The Legend of William Tell
Soon after the opening of the Gotthard Pass, the Hapsburg emperors sought to exert their rule over Uri and control the lucrative trans-Alpine trade routes. A new bailiff, Herman Gessler was sent to Altdorf to show the locals who’s in charge. Upon his arrival, Gessler raised a pole in the center square of Altdorf and perched his hat on top, commanding all who passed it to bow in respect.
When William Tell walked past the hat without bowing, Gessler seized Tell and said, “You are, are you not, the most famous marksman in this area? So pray, show me your skills.” Gessler set the challenge, ordering Tell to shoot an apple off the head of his son, Walter, with his crossbow. If Tell was successful, he would be released. But if he failed or refused, both he and his son would die.
Walter’s hands were tied. Tell put one arrow in his quiver and another in his crossbow. Tell took aim and split the apple clean off his son’s head. Gessler was impressed but infuriated, and asked Tell what the second arrow was for. Tell replied that had the first arrow struck the child, the second arrow would have been for Gessler. Gessler was incensed and ordered that Tell be sentenced to life in prison in the dungeon of Gessler’s castle in Küssnacht, near Luzern. During the boat journey to Küssnacht, a violent storm arose on the lake. The oarsmen, who were unfamiliar with the lake, begged Gessler to unbind Tell so he could steer them to safety. Gessler agreed, and Tell steered the boat close to the shore and suddenly leaped to the shore while pushing the boat back into the stormy waters.
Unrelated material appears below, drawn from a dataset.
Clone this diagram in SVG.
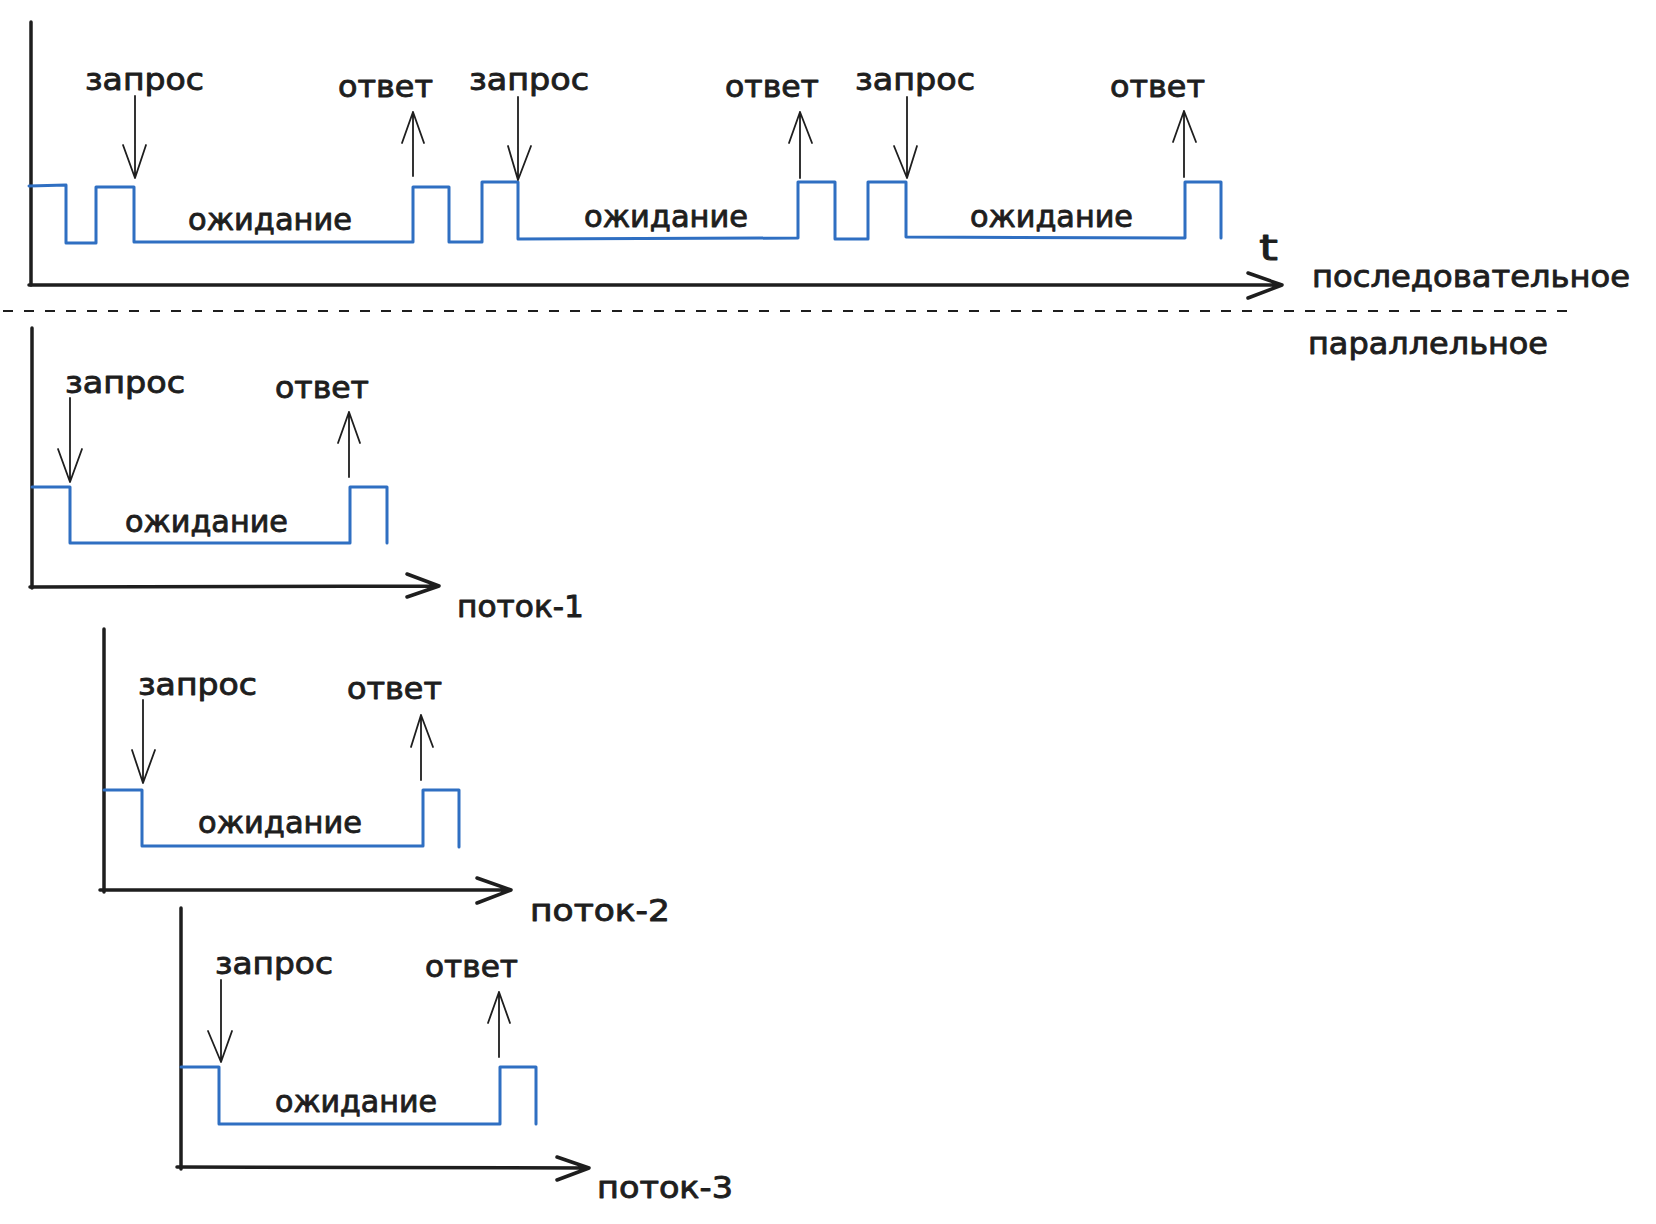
<svg xmlns="http://www.w3.org/2000/svg" width="1656" height="1224" viewBox="0 0 1656 1224">
<style>
  .axis { fill: none; stroke: #1e1e1e; stroke-width: 3.5; stroke-linecap: round; stroke-linejoin: round; }
  .sig { fill: none; stroke: #2f6fc2; stroke-width: 3; stroke-linecap: round; stroke-linejoin: round; }
  .arr { fill: none; stroke: #1e1e1e; stroke-width: 1.8; stroke-linecap: round; stroke-linejoin: round; }
  .dash { fill: none; stroke: #1e1e1e; stroke-width: 2; stroke-dasharray: 10 11; }
  .lbl { font-family: "DejaVu Sans", "Noto Sans", sans-serif; font-size: 31px; fill: #1e1e1e; stroke: #1e1e1e; stroke-width: 0.9; stroke-linejoin: round; }
  .big { font-size: 36px; }
</style>
<rect width="1656" height="1224" fill="#ffffff"/>

<!-- Sequential section -->
<g id="seq-axes">
  <path class="axis" d="M31,22 L31,285"/>
  <path class="axis" d="M29,285 L1282,285 M1248,273 L1282,285 L1248,298"/>
  <text class="lbl big" x="1259" y="260" textLength="19" lengthAdjust="spacingAndGlyphs">t</text>
</g>
<g id="seq-signal">
  <path class="sig" d="M29,186 L66,185 L66,243 L96,243 L96,187 L134,187 L134,242 L413,242 L413,187 L449,187 L449,242 L482,242 L482,182 L518,182 L518,239 L798,238 L798,182 L835,182 L835,239 L868,239 L868,182 L906,182 L906,237 L1185,238 L1185,182 L1221,182 L1221,238"/>
</g>
<g id="seq-labels">
  <text class="lbl" x="85" y="90" textLength="119" lengthAdjust="spacingAndGlyphs">запрос</text>
  <text class="lbl" x="469" y="90" textLength="120" lengthAdjust="spacingAndGlyphs">запрос</text>
  <text class="lbl" x="855" y="90" textLength="120" lengthAdjust="spacingAndGlyphs">запрос</text>
  <text class="lbl" x="338" y="97" textLength="95" lengthAdjust="spacingAndGlyphs">ответ</text>
  <text class="lbl" x="725" y="97" textLength="94" lengthAdjust="spacingAndGlyphs">ответ</text>
  <text class="lbl" x="1110" y="97" textLength="95" lengthAdjust="spacingAndGlyphs">ответ</text>
  <text class="lbl" x="188" y="230" textLength="164" lengthAdjust="spacingAndGlyphs">ожидание</text>
  <text class="lbl" x="584" y="227" textLength="164" lengthAdjust="spacingAndGlyphs">ожидание</text>
  <text class="lbl" x="970" y="227" textLength="163" lengthAdjust="spacingAndGlyphs">ожидание</text>
</g>
<g id="label-sequential">
  <text class="lbl" x="1312" y="287" textLength="318" lengthAdjust="spacingAndGlyphs">последовательное</text>
</g>

<g id="divider">
  <path class="dash" d="M3,311 L1567,311"/>
</g>
<g id="label-parallel">
  <text class="lbl" x="1308" y="354" textLength="240" lengthAdjust="spacingAndGlyphs">параллельное</text>
</g>

<!-- Thread 1 -->
<g id="thread-1">
  <path class="axis" d="M32,328 L32,588"/>
  <path class="axis" d="M30,587 L439,586 M407,574 L439,586 L407,597"/>
  <path class="sig" d="M32,487 L70,487 L70,543 L350,543 L350,487 L387,487 L387,543"/>
  <text class="lbl" x="65" y="393" textLength="120" lengthAdjust="spacingAndGlyphs">запрос</text>
  <text class="lbl" x="275" y="398" textLength="94" lengthAdjust="spacingAndGlyphs">ответ</text>
  <text class="lbl" x="125" y="532" textLength="163" lengthAdjust="spacingAndGlyphs">ожидание</text>
  <text class="lbl" x="457" y="617" textLength="127" lengthAdjust="spacingAndGlyphs">поток-1</text>
</g>

<!-- Thread 2 -->
<g id="thread-2">
  <path class="axis" d="M104,629 L104,892"/>
  <path class="axis" d="M100,890 L511,890 M477,878 L511,890 L477,903"/>
  <path class="sig" d="M104,790 L142,790 L142,846 L423,846 L423,790 L459,790 L459,847"/>
  <text class="lbl" x="138" y="695" textLength="119" lengthAdjust="spacingAndGlyphs">запрос</text>
  <text class="lbl" x="347" y="699" textLength="95" lengthAdjust="spacingAndGlyphs">ответ</text>
  <text class="lbl" x="198" y="833" textLength="164" lengthAdjust="spacingAndGlyphs">ожидание</text>
  <text class="lbl" x="530" y="921" textLength="140" lengthAdjust="spacingAndGlyphs">поток-2</text>
</g>

<!-- Thread 3 -->
<g id="thread-3">
  <path class="axis" d="M181,908 L181,1169"/>
  <path class="axis" d="M177,1167 L589,1168 M557,1157 L589,1168 L557,1180"/>
  <path class="sig" d="M181,1067 L219,1067 L219,1124 L500,1124 L500,1067 L536,1067 L536,1124"/>
  <text class="lbl" x="215" y="974" textLength="118" lengthAdjust="spacingAndGlyphs">запрос</text>
  <text class="lbl" x="425" y="977" textLength="93" lengthAdjust="spacingAndGlyphs">ответ</text>
  <text class="lbl" x="275" y="1112" textLength="162" lengthAdjust="spacingAndGlyphs">ожидание</text>
  <text class="lbl" x="597" y="1198" textLength="136" lengthAdjust="spacingAndGlyphs">поток-3</text>
</g>

<!-- Connectors: request / response arrows -->
<g id="connectors">
  <path class="arr" d="M135,96 L135,178 M123,145 L135,178 L146,145"/>
  <path class="arr" d="M413,176 L413,112 M402,143 L413,112 L424,143"/>
  <path class="arr" d="M518,97 L518,180 M508,146 L518,180 L531,146"/>
  <path class="arr" d="M800,178 L800,112 M789,143 L800,112 L812,143"/>
  <path class="arr" d="M907,97 L907,178 M894,146 L907,178 L917,146"/>
  <path class="arr" d="M1184,177 L1184,111 M1173,142 L1184,111 L1196,142"/>

  <path class="arr" d="M70,398 L70,482 M58,449 L70,482 L82,449"/>
  <path class="arr" d="M349,477 L349,412 M338,443 L349,412 L360,443"/>

  <path class="arr" d="M143,700 L143,783 M132,750 L143,783 L155,750"/>
  <path class="arr" d="M421,780 L421,715 M411,747 L421,715 L433,747"/>

  <path class="arr" d="M221,980 L221,1062 M208,1031 L221,1062 L232,1031"/>
  <path class="arr" d="M499,1057 L499,992 M488,1023 L499,992 L510,1023"/>
</g>
</svg>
Tell ran ahead to Küssnacht, and as Gessler approached, Tell shot the arrow through Gessler’s heart. Word of Tell’s act of bravery and defiance spread quickly and inspired the citizenry to throw off the yolk of Hapsburg oppression and remain strong, independent, and free—national characteristics which are still valued in Switzerland today.
William Tell. Myth or history?
The earliest written accounts first appeared in 1474—over 160 years after the event. By the early 16th century songs, plays, and locals sites venerating Tell began to appear. Historians agree that there is no evidence for Tell as a historical individual, let alone for the apple-shot story. Some researchers have proposed that the Tell legend was based on a Danish saga with a similar motif. But while Tell’s historicity may be dubious, his powerful position as a national hero and identification figure is unquestioned, and the Tell “brand” remains strong as ever.
Wildflower: Purple Gentian (Gentiana purpurea) stands head and shoulders above most other alpine wildflowers on meadows above 1600 meters. Easy to spot, and easily identifiable, you’ll find it in bloom from July through September.
Food Tips: Today’s culinary highlight was the Birchermuesli at the Hotel Krone in Attinghausen. It was filled with plump blackberries, raspberries, and slices of banana—indeed, more fruit than yogurt and oats. It stuck with me up and over the Surenenpass. This stage also offers several small mountain restaurants to provide rest and refreshment along the way.